Si l’œuvre du cinéaste
britannique Nicolas Roeg, disparu en novembre dernier se révèle
parfois si déroutante, c'est parce que certains détails y demeurent
énigmatiques. Une approche narrative qui dans des genres aussi
divers que la science-fiction (The Man Who Fell
to Earth )
ou l'épouvante comme tel est le cas avec ce Don't
Look Now inspiré d'un récit de Daphne Du Maurier qui
nous intéresse ici, peut se révéler effectivement surprenante.
Partant d'un postulat de départ relativement clair (un couple
d'anglais tente de se reconstruire en Italie quelques temps après la
mort de l'un de leur deux jeunes enfants), ce long-métrage traduit
chez nous sous le titre Ne Vous Retournez Pas
est considéré à « juste
titre »
comme un authentique chef-d’œuvre du fantastique britannique.
Principalement incarné par l'acteur canadien Donald Sutherland et
par l'anglaise Julie Christie, le film de Nicolas Roeg confronte les
spectateurs aux souvenirs éminemment prégnants des parents pour
leur fille morte noyée dans l'étang de leur propriété anglaise.
A
l'issue de la projection, il demeure un sentiment de désespoir
terrible pour Laura et John Baxter qui face à la tragédie, et face
à l'expression qu'ils arborent en société, gardent en secret le
poids de l'horreur d'une manière radicalement différente. D'un
côté, Laura, qui après sa rencontre avec deux vieilles dames, les
sœurs Heather et Wendy, dont l'une est aveugle et voyante (!!!), est
persuadée de pouvoir entrer en communication avec sa fille décédée.
De l'autre, il y a John, qui espère remonter la pente en se
concentrant presque exclusivement sur le projet de restauration d'une
église que lui a confié l’évêque Barbarrigo. Deux points de vue
que tout oppose. Entre l'espoir de Laura et cette fausse tentative
d'oubli de John qui rejette en bloque les révélations de son épouse
au sujet de leur fille prétendument entendue par une voyante.
Ce
couple, cela est très clair, s'aime profondément. Nicolas Roeg
l'établit à travers des séquences aussi touchantes qu'un diner au
restaurant, ou tout simplement la scène durant laquelle ils font
l'amour. Inséparables devant l'adversité, le récit prend cependant
une tournure plus qu'étrange et fantastique. Éthérée même jusque
dans ces plans surréalistes et envoûtants d'une Venise hivernale
plongée sous une chape de brume de plus en plus dense. L’œuvre de
Nicolas Roeg danse sur deux pieds. D'un côté, on se passionne pour
cette partie du récit qui se penche sur l'élément surnaturel dont
on ne saura cependant jamais vraiment s'il faut y voir un réel
message de l'au-delà ou la simple élucubration de la part de deux
vieilles folles dont l’attrait pour le rire et la boisson laisse
envisager la pire des désillusions pour Laura. De l'autre, John
vogue dans un contexte réaliste, refusant de se laisser emporter par
la même émotion que son épouse.
Longtemps
l'on doute. Si d'un côté certains éléments nous plongent dans une
incertitude cauchemardesque (toujours cette brume épaisse et des
séquences dignes des rêves les plus angoissants, à l'image de
Laura, embarquée à bord d'une gondole-corbillard et demeurant
sourde aux appels d'un John demeuré à quai), de l'autre, le
spectateur n'aura d'autre choix que de croire à ce conte faussement
optimiste qui débouche sur une conclusion carrément pessimiste.
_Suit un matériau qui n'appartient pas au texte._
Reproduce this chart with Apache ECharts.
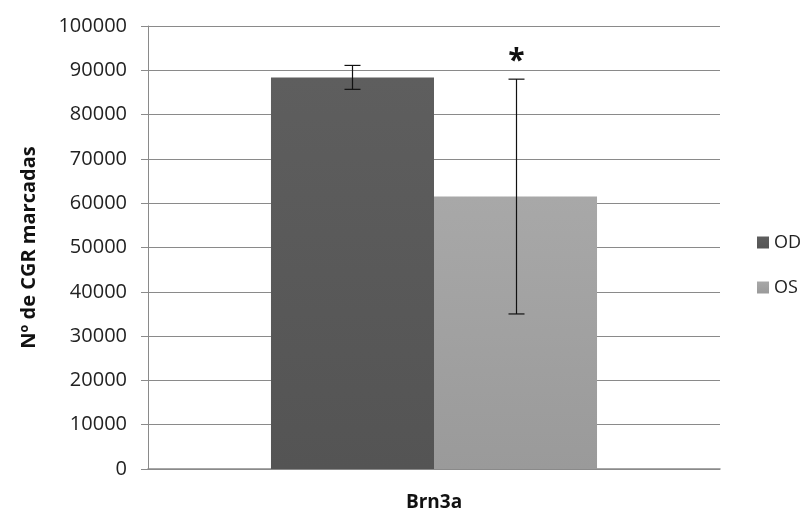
<!DOCTYPE html>
<html>
<head>
<meta charset="utf-8">
<script src="https://cdn.jsdelivr.net/npm/echarts@6/dist/echarts.min.js"></script>
<style>
  html, body { margin: 0; padding: 0; background: #fff; }
  #chart { width: 806px; height: 512px; }
</style>
</head>
<body>
<div id="chart"></div>
<script>
// Data
const categories = ['Brn3a'];
const seriesNames = ['OD', 'OS'];
const meanOD = [88400];
const meanOS = [61500];
const errOD = [2700];
const errOS = [26500];
const significance = ['', '*'];   // marker above each group's error bar
const yTicks = { min: 0, max: 100000, interval: 10000 };

const FONT = '"Open Sans", "Noto Sans", sans-serif';
const BAR_FRAC = 0.285;   // bar width as fraction of the category band

function grad(top, bottom) {
  return new echarts.graphic.LinearGradient(0, 0, 0, 1, [
    { offset: 0, color: top }, { offset: 1, color: bottom }
  ]);
}

// error bar + optional marker for one series; side = -1 (left bar) or +1 (right bar)
function errorRenderer(means, errs, side, mark) {
  return function (params, api) {
    const i = params.dataIndex;
    const band = api.size([1, 0])[0];
    const dx = side * band * BAR_FRAC / 2;
    const hi = api.coord([i, means[i] + errs[i]]);
    const lo = api.coord([i, means[i] - errs[i]]);
    const x = Math.round(hi[0] + dx) + 0.5;
    const cap = 8;
    const style = { stroke: '#111', lineWidth: 1.2 };
    const children = [
      { type: 'line', shape: { x1: x, y1: hi[1], x2: x, y2: lo[1] }, style },
      { type: 'line', shape: { x1: x - cap, y1: hi[1], x2: x + cap, y2: hi[1] }, style },
      { type: 'line', shape: { x1: x - cap, y1: lo[1], x2: x + cap, y2: lo[1] }, style }
    ];
    if (mark) {
      children.push({
        type: 'text',
        style: {
          text: mark, x: x, y: hi[1] - 18,
          align: 'center', verticalAlign: 'middle',
          font: 'bold 30px ' + FONT, fill: '#111'
        }
      });
    }
    return { type: 'group', children };
  };
}

const chart = echarts.init(document.getElementById('chart'), null, { renderer: 'canvas' });
chart.setOption({
  animation: false,
  backgroundColor: '#fff',
  grid: { left: 148, right: 86, top: 26, bottom: 43, containLabel: false, outerBoundsMode: 'none' },
  legend: {
    orient: 'vertical',
    left: 757, top: 232,
    padding: 0,
    itemWidth: 12, itemHeight: 12, itemGap: 24,
    icon: 'rect',
    data: seriesNames,
    textStyle: { fontFamily: FONT, fontSize: 18, color: '#222', lineHeight: 21 }
  },
  xAxis: {
    type: 'category',
    data: categories,
    name: categories[0],
    nameLocation: 'middle',
    nameGap: 24,
    nameTextStyle: { fontFamily: FONT, fontSize: 19, fontWeight: 'bold', color: '#111' },
    axisLine: { lineStyle: { color: '#8a8a8a', width: 1.5 } },
    axisTick: { show: false },
    axisLabel: { show: false }
  },
  yAxis: {
    type: 'value',
    min: yTicks.min, max: yTicks.max, interval: yTicks.interval,
    name: 'Nº de CGR marcadas',
    nameLocation: 'middle',
    nameGap: 109,
    nameTextStyle: { fontFamily: FONT, fontSize: 20, fontWeight: 'bold', color: '#111' },
    axisLine: { show: true, lineStyle: { color: '#8a8a8a', width: 1 } },
    axisTick: { show: true, length: 7, lineStyle: { color: '#8a8a8a' } },
    axisLabel: { fontFamily: FONT, fontSize: 20, color: '#222', margin: 21, formatter: v => String(v) },
    splitLine: { lineStyle: { color: '#8a8a8a', width: 1 } }
  },
  series: [
    {
      name: seriesNames[0], type: 'bar', data: meanOD,
      barWidth: (BAR_FRAC * 100) + '%', barGap: '0%',
      itemStyle: { color: grad('#5e5e5e', '#545454') }
    },
    {
      name: seriesNames[1], type: 'bar', data: meanOS,
      barWidth: (BAR_FRAC * 100) + '%', barGap: '0%',
      itemStyle: { color: grad('#a8a8a8', '#9a9a9a') }
    },
    {
      type: 'custom', data: meanOD, z: 5,
      renderItem: errorRenderer(meanOD, errOD, -1, significance[0])
    },
    {
      type: 'custom', data: meanOS, z: 5,
      renderItem: errorRenderer(meanOS, errOS, 1, significance[1])
    }
  ]
});
</script>
</body>
</html>
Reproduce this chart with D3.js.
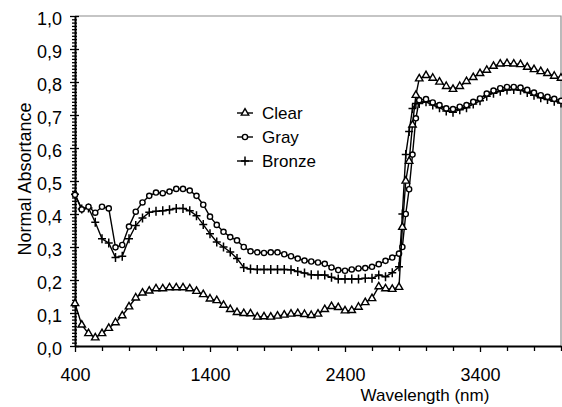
<!DOCTYPE html>
<head>
    <meta charset="utf-8">
    <title>Normal absortance</title>
    <style>
        body { margin: 0; background: #fff; }
        text { font-family: "Liberation Sans", Arial, sans-serif; fill: #000; }
    </style>
</head>
<body>

<script src="https://d3js.org/d3.v7.min.js"></script>

<script>
// wavelengths (nm) shared by the three series
let wavelengths = [400, 450, 500, 550, 600, 650, 700, 750, 800, 850, 900, 950, 1000, 1050, 1100, 1150,
    1200, 1250, 1300, 1350, 1400, 1450, 1500, 1550, 1600, 1650, 1700, 1750, 1800, 1850, 1900, 1950,
    2000, 2050, 2100, 2150, 2200, 2250, 2300, 2350, 2400, 2450, 2500, 2550, 2600, 2650, 2700, 2750,
    2800, 2825, 2850, 2875, 2900, 2925, 2950, 3000, 3050, 3100, 3150, 3200, 3250, 3300, 3350, 3400,
    3450, 3500, 3550, 3600, 3650, 3700, 3750, 3800, 3850, 3900, 3950, 4000];

let clear = [0.129, 0.064, 0.038, 0.025, 0.038, 0.054, 0.071, 0.092, 0.119, 0.146, 0.161, 0.167, 0.174, 0.174, 0.177, 0.177,
    0.177, 0.174, 0.166, 0.156, 0.143, 0.138, 0.124, 0.111, 0.102, 0.099, 0.098, 0.088, 0.089, 0.088, 0.091, 0.094,
    0.097, 0.099, 0.096, 0.093, 0.097, 0.111, 0.120, 0.117, 0.107, 0.108, 0.118, 0.132, 0.144, 0.180, 0.174, 0.172,
    0.178, 0.360, 0.500, 0.560, 0.670, 0.760, 0.810, 0.820, 0.812, 0.800, 0.787, 0.778, 0.787, 0.802, 0.814, 0.826,
    0.836, 0.848, 0.855, 0.856, 0.855, 0.853, 0.845, 0.838, 0.832, 0.826, 0.818, 0.812];

let gray = [0.458, 0.414, 0.422, 0.404, 0.422, 0.417, 0.299, 0.306, 0.362, 0.407, 0.435, 0.455, 0.465, 0.463, 0.468, 0.476,
    0.476, 0.471, 0.455, 0.428, 0.392, 0.367, 0.346, 0.330, 0.320, 0.300, 0.287, 0.284, 0.282, 0.284, 0.284, 0.278,
    0.272, 0.265, 0.259, 0.256, 0.253, 0.249, 0.238, 0.230, 0.228, 0.232, 0.235, 0.236, 0.240, 0.248, 0.258, 0.268,
    0.280, 0.300, 0.400, 0.475, 0.580, 0.690, 0.745, 0.748, 0.738, 0.730, 0.720, 0.718, 0.725, 0.730, 0.740, 0.750,
    0.765, 0.774, 0.781, 0.785, 0.785, 0.783, 0.776, 0.768, 0.760, 0.755, 0.749, 0.743];

let bronze = [0.460, 0.415, 0.418, 0.375, 0.325, 0.312, 0.268, 0.272, 0.325, 0.365, 0.388, 0.405, 0.408, 0.410, 0.413, 0.417,
    0.417, 0.410, 0.395, 0.368, 0.340, 0.315, 0.300, 0.285, 0.265, 0.238, 0.233, 0.232, 0.232, 0.232, 0.232, 0.232,
    0.231, 0.226, 0.221, 0.216, 0.215, 0.215, 0.208, 0.203, 0.203, 0.203, 0.203, 0.205, 0.205, 0.215, 0.210, 0.222,
    0.240, 0.400, 0.580, 0.650, 0.720, 0.735, 0.735, 0.740, 0.730, 0.722, 0.712, 0.708, 0.716, 0.722, 0.733, 0.743,
    0.757, 0.766, 0.772, 0.776, 0.777, 0.775, 0.768, 0.760, 0.752, 0.747, 0.742, 0.736];

let seriesNames = ["Clear", "Gray", "Bronze"];
let seriesValues = [clear, gray, bronze];

let xMajorTicks = [400, 1400, 2400, 3400];
let xMinorTicks = [600, 800, 1000, 1200, 1600, 1800, 2000, 2200, 2600, 2800, 3000, 3200, 3600, 3800, 4000];
let yMajorTicks = [0, 0.1, 0.2, 0.3, 0.4, 0.5, 0.6, 0.7, 0.8, 0.9, 1.0];
let yMinorTicks = d3.range(0, 101).map(d => d / 100).filter(d => Math.round(d * 100) % 10 !== 0);

let width = 562;
let height = 407;

let svg = d3.select("body").append("svg")
    .attr("width", width)
    .attr("height", height);

let x = d3.scaleLinear().domain([400, 4000]).range([75, 561]);
let y = d3.scaleLinear().domain([0, 1]).range([346, 16]);

let commaFormat = d3.formatLocale({decimal: ",", thousands: ".", grouping: [3], currency: ["", ""]}).format(".1f");

// top and right frame
svg.append("path")
    .attr("d", `M${x(400)},${y(1)}H${x(4000)}V${y(0)}`)
    .attr("fill", "none")
    .attr("stroke", "#8c8c8c")
    .attr("stroke-width", 1.2);

// y axis: major and minor ticks crossing the axis line
let yAxisG = svg.append("g").attr("transform", `translate(${x(400)},0)`);
yAxisG.append("g")
    .call(d3.axisLeft(y).tickValues(yMinorTicks).tickSize(3).tickFormat(""))
    .call(g => g.select(".domain").remove());
yAxisG.append("g")
    .call(d3.axisRight(y).tickValues(yMinorTicks).tickSize(2).tickFormat(""))
    .call(g => g.select(".domain").remove());
yAxisG.append("g")
    .call(d3.axisRight(y).tickValues(yMajorTicks).tickSize(4).tickFormat(""))
    .call(g => g.select(".domain").remove());
yAxisG.append("g")
    .call(d3.axisLeft(y).tickValues(yMajorTicks).tickSize(5).tickSizeOuter(0).tickPadding(8).tickFormat(commaFormat))
    .call(g => g.selectAll("text").attr("dy", "0.48em").style("font-size", "18px").style("font-family", null));
yAxisG.selectAll("line").attr("stroke", "#000").attr("stroke-width", 1.3);
yAxisG.selectAll(".domain").attr("stroke", "#000").attr("stroke-width", 2);

// x axis
let xAxisG = svg.append("g").attr("transform", `translate(0,${y(0)})`);
xAxisG.append("g")
    .call(d3.axisBottom(x).tickValues(xMinorTicks).tickSize(5).tickFormat(""))
    .call(g => g.select(".domain").remove());
xAxisG.append("g")
    .call(d3.axisBottom(x).tickValues(xMajorTicks).tickSize(6).tickSizeOuter(0).tickPadding(16).tickFormat(d3.format("d")))
    .call(g => g.selectAll("text").style("font-size", "18px").style("font-family", null));
xAxisG.selectAll("line").attr("stroke", "#000").attr("stroke-width", 1.3);
xAxisG.selectAll(".domain").attr("stroke", "#000").attr("stroke-width", 2);

// axis titles
svg.append("text")
    .attr("transform", `translate(31,179) rotate(-90)`)
    .attr("text-anchor", "middle")
    .style("font-size", "18px")
    .text("Normal Absortance");

svg.append("text")
    .attr("x", 425)
    .attr("y", 401)
    .attr("text-anchor", "middle")
    .style("font-size", "17px")
    .text("Wavelength (nm)");

// marker shapes
let triangle = d3.symbol(d3.symbolTriangle, 24)();
let plus = "M-4,0H4M0,-4.5V4.5";

function drawMarker(g, i) {
    if (i === 0) {
        g.append("path").attr("d", triangle).attr("fill", "#fff").attr("stroke", "#000").attr("stroke-width", 1.4);
    } else if (i === 1) {
        g.append("circle").attr("r", 2.6).attr("fill", "#fff").attr("stroke", "#000").attr("stroke-width", 1.4);
    } else {
        g.append("path").attr("d", plus).attr("fill", "none").attr("stroke", "#000").attr("stroke-width", 1.5);
    }
}

let line = d3.line()
    .x(d => x(d[0]))
    .y(d => y(d[1]));

// draw series, back to front
[2, 1, 0].forEach(function (i) {
    let pts = wavelengths.map((w, j) => [w, seriesValues[i][j]]);
    svg.append("path")
        .datum(pts)
        .attr("d", line)
        .attr("fill", "none")
        .attr("stroke", "#000")
        .attr("stroke-width", 1.4);

    svg.append("g").selectAll("g")
        .data(pts)
        .join("g")
        .attr("transform", d => `translate(${x(d[0])},${y(d[1])})`)
        .each(function () { drawMarker(d3.select(this), i); });
});

// legend
let legend = svg.append("g").attr("transform", "translate(237,113)");
seriesNames.forEach(function (name, i) {
    let item = legend.append("g").attr("transform", `translate(0,${i * 24})`);
    item.append("line")
        .attr("x1", 0).attr("x2", 16)
        .attr("stroke", "#000").attr("stroke-width", 1.4);
    let m = item.append("g").attr("transform", "translate(8,0)");
    drawMarker(m, i);
    item.append("text")
        .attr("x", 25)
        .attr("dy", "0.36em")
        .style("font-size", "17px")
        .text(name);
});
</script>

</body>
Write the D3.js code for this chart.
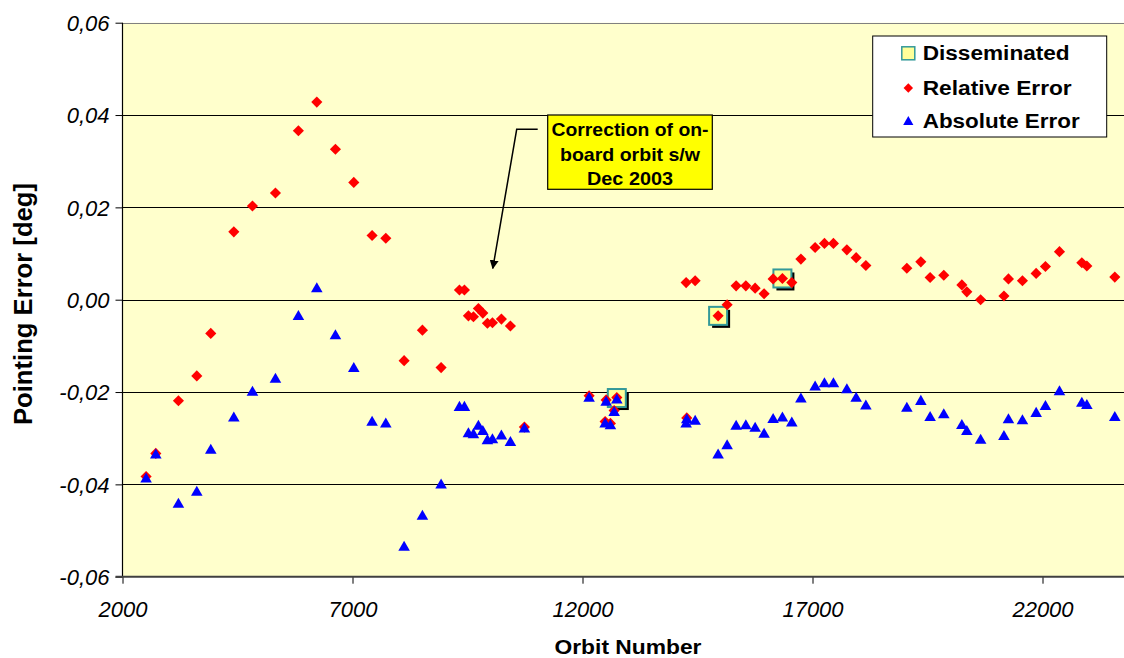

Nicolas Roeg réalise une œuvre dramatico-fantastique relativement
inconfortable. Criant leur douleur, les personnages incarnés par
Donald Sutherland et Julie Christie nous apparaissent troublants comme
deux âmes en peine dans un univers qui ne leur appartient pas. Comme
le doux frisson du dépaysement qui parcourt l'échine de la nuque
jusqu'au bas du dos, le spectateur n'assisterait-il pas à
l'éclatement du couple à la suite du drame ? Considéré
outre-Manche comme un chef-d’œuvre, il le demeure sans doute un
peu moins chez nous, d'où les guillemets en début d'article.
En
forme d'abstraction, rimant avec attraction (ce qu'est évidemment l'oeuvre de Nicolas Roeg), l'attrait que provoque le film est sans
doute moins évident dans l'hexagone et à notre époque qu'il ne le
fut l'année de sa sortie et en Grande-Bretagne. Néanmoins, ce
long-métrage qui fait étrangement écho au superbe Obsession
(lequel se déroulait cette fois-ci à Florence) que réalisa le
cinéaste américain Brian de Palma trois ans plus tard mérite son
statut de chef-d’œuvre, que l'on partage la vision toute
personnelle de son auteur ou non. Un classique !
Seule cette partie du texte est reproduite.